CrowdMashup differs from existing approaches in multiples ways. First, to the best of our knowledge, this paper is the first to look at team recommendation for mashups. Second, we define a two-level approach to analyze developer communities. At the individual developer’s level, we infer developer’s interests in APIs through natural language processing and collaborative filtering. At the community level, we consider social relationships among developers as an important factor to recommend team members. We model interactions among developers as a weighted undirected graph and find cliques to identify strongly related developers. Note that our approach is different from the one introduced in [26] where members of the same team are selected from different cliques to ensure the impartiality of the execution result of a task. We use cliques to recommend teams composed of (socially) strongly connected members to improve productivity.

5 Conclusion

We propose the CrowdMashup approach to recommend teams for mashup development.

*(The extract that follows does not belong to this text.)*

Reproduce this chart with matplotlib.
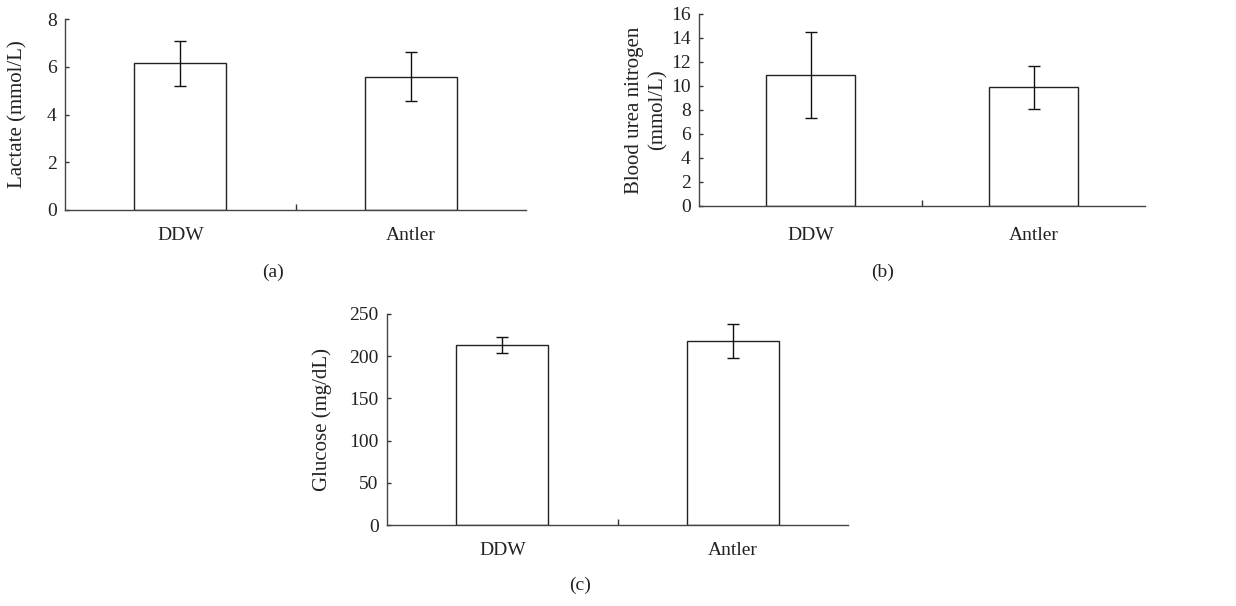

The first CrowdMashup phase analyzes the StackOverflow developer community to infer developers’ skills in using APIs. It also models the ability of developers to collaborate with each other via a sociometric graph. The second phase recommends crowdsourcing teams that best satisfy the requirements of a mashup query. We introduce a team recommendation algorithm that combines developers’ skills and sociometric. We provide a prototype implementation and conduct experiments on real-world data and APIs from StackOverflow and programmableWeb to evaluate our approach. Experiments show promising results in generating efficient and balanced teams for mashup development.